------ Provided information

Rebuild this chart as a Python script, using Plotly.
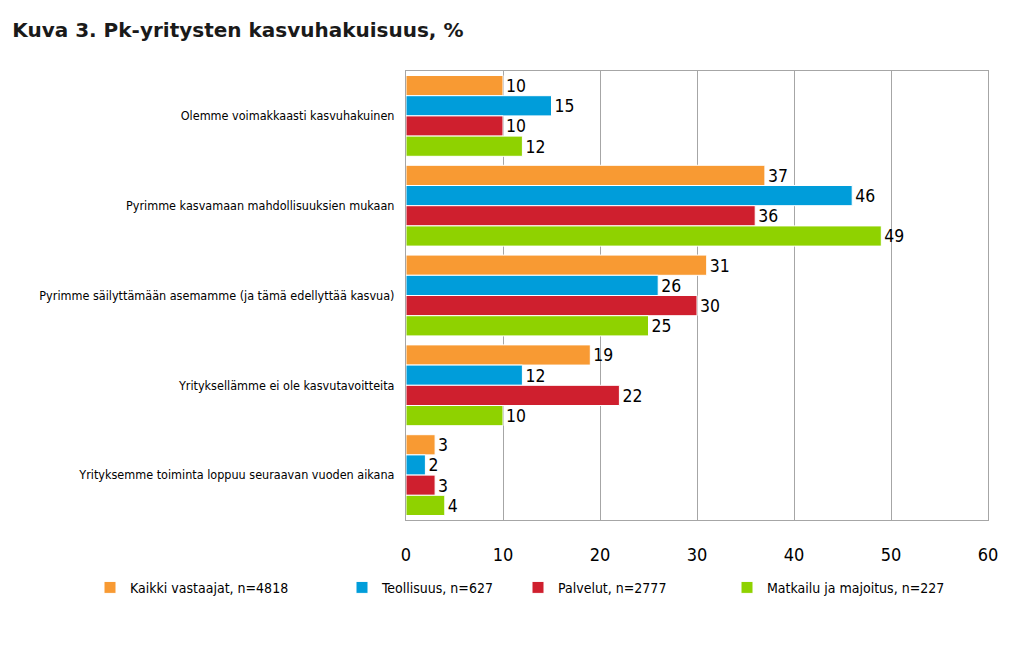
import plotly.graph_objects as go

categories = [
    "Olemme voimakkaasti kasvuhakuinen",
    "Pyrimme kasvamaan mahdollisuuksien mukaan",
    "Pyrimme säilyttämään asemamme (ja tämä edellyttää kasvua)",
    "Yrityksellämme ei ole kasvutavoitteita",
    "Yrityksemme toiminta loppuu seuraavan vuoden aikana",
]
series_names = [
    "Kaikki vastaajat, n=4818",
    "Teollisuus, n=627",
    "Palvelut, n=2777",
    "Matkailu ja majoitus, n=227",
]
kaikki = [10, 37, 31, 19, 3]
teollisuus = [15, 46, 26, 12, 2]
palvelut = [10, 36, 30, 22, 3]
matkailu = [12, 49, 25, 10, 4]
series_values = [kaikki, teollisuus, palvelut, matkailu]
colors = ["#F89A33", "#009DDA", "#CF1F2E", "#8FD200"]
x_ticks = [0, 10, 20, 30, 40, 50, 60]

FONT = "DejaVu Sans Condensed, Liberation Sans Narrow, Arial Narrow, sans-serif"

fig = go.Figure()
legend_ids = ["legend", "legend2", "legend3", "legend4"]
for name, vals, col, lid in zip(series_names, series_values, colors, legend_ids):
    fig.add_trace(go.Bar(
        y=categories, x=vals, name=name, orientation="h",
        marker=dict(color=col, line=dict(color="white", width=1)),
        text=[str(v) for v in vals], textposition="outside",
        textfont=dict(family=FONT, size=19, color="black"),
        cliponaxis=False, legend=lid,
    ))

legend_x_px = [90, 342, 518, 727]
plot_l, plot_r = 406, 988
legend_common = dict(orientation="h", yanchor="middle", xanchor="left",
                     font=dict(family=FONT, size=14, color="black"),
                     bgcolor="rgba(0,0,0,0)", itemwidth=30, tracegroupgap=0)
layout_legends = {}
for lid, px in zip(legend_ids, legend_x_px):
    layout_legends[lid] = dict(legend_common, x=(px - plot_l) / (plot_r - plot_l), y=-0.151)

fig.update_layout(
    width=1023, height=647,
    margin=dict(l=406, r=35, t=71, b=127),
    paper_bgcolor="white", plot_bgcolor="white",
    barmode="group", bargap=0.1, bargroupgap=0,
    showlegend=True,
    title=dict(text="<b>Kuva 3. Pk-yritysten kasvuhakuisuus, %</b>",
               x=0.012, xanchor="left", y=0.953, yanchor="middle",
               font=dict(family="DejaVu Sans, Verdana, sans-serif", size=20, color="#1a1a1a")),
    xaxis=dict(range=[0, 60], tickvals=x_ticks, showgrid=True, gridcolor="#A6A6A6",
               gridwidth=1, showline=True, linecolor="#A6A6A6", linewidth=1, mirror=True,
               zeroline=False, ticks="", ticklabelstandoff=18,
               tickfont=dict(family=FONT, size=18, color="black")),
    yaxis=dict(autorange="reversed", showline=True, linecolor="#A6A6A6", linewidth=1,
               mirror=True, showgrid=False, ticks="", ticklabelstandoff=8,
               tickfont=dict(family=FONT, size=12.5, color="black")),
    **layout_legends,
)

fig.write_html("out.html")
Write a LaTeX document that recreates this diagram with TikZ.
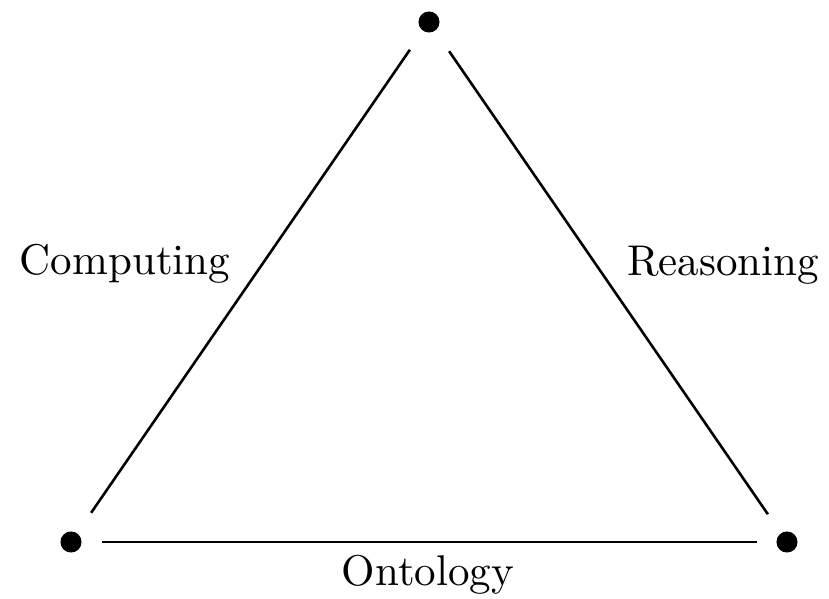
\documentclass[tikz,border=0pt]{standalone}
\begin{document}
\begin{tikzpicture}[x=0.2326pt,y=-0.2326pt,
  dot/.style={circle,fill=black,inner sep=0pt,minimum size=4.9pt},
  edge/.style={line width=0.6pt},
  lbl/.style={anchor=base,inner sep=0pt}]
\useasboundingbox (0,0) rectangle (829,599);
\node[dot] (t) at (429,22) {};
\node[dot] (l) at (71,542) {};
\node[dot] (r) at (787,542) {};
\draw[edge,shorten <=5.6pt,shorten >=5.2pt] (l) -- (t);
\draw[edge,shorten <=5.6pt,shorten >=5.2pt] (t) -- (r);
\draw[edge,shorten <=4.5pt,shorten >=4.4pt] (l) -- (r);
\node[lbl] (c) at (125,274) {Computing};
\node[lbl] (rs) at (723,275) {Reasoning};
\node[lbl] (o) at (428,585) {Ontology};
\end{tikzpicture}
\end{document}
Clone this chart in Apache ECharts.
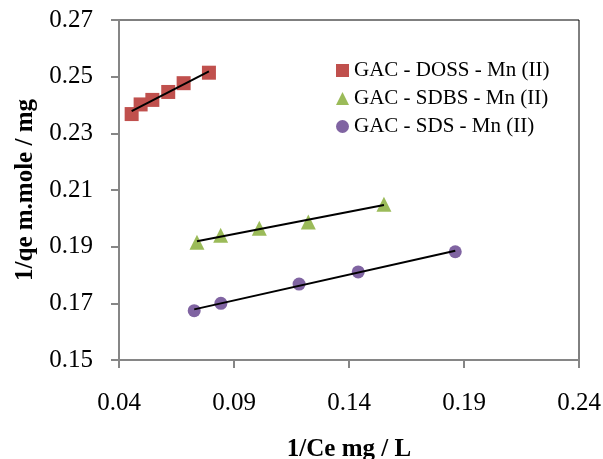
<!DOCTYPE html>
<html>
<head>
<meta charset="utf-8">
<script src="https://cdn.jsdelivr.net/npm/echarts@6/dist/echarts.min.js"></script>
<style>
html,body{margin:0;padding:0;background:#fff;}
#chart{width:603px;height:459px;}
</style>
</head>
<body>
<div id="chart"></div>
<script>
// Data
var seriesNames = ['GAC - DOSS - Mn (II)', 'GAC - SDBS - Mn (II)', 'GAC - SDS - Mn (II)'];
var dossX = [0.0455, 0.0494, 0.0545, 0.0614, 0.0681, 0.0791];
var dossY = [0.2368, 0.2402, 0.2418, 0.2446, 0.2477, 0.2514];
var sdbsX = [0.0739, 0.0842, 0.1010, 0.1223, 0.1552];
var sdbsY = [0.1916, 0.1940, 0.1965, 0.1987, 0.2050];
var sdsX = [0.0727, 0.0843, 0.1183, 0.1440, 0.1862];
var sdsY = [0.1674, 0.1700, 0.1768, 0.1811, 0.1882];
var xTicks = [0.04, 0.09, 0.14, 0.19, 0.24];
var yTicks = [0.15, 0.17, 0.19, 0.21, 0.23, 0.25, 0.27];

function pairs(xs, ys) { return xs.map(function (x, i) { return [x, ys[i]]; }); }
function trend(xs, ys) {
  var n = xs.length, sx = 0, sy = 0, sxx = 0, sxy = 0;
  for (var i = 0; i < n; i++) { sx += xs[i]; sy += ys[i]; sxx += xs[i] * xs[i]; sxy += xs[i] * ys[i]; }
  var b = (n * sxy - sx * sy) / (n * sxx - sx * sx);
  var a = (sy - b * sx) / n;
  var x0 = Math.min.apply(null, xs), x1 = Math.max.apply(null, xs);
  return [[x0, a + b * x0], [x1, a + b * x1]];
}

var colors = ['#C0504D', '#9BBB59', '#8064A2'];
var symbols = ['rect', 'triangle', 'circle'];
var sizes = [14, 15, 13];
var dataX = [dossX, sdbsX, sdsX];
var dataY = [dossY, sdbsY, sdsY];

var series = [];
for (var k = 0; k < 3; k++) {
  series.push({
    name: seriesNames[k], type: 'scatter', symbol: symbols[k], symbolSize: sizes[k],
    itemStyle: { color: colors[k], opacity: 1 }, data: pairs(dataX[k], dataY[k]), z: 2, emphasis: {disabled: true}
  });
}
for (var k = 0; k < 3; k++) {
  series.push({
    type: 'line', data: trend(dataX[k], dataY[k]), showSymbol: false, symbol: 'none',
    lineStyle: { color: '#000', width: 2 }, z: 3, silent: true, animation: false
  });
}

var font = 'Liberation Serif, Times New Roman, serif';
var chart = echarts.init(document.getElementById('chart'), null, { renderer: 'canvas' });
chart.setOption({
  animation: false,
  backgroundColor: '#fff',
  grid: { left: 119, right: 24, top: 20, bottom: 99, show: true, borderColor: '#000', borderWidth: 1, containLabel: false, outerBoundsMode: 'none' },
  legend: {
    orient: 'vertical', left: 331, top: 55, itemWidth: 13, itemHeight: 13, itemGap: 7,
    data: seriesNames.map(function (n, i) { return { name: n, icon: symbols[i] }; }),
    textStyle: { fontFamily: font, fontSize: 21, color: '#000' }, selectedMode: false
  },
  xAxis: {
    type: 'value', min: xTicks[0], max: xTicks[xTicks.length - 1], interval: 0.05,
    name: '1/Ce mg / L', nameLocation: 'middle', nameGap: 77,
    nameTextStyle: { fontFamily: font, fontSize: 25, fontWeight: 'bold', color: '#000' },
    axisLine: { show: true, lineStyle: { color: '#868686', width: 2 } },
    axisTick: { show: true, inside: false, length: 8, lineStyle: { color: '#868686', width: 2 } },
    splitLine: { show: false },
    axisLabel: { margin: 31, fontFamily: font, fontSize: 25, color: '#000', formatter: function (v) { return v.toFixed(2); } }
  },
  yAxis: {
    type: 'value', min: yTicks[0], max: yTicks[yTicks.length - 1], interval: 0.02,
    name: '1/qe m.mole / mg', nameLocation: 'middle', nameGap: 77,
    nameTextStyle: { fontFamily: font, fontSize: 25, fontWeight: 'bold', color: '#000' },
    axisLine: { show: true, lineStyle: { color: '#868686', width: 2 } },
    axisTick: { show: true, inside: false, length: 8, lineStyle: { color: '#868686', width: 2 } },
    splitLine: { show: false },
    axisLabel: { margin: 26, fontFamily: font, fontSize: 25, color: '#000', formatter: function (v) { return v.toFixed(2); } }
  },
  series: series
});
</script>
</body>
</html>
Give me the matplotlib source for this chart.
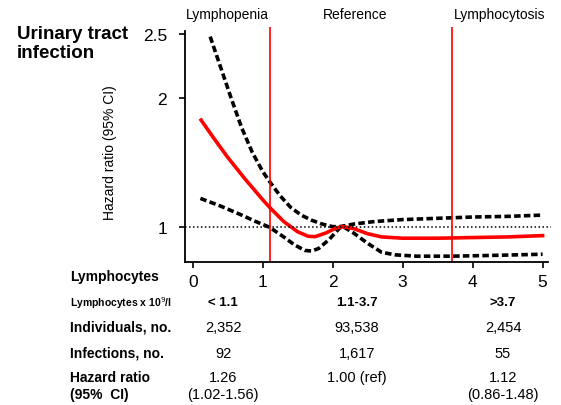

------------

**Directive**.
Identify every line holding the word "script" and copy it out.

**Task output**.
Rebuild this chart as a Python script, using Plotly.
<script src="https://cdn.jsdelivr.net/npm/echarts@6/dist/echarts.min.js"></script>
<script>
</script>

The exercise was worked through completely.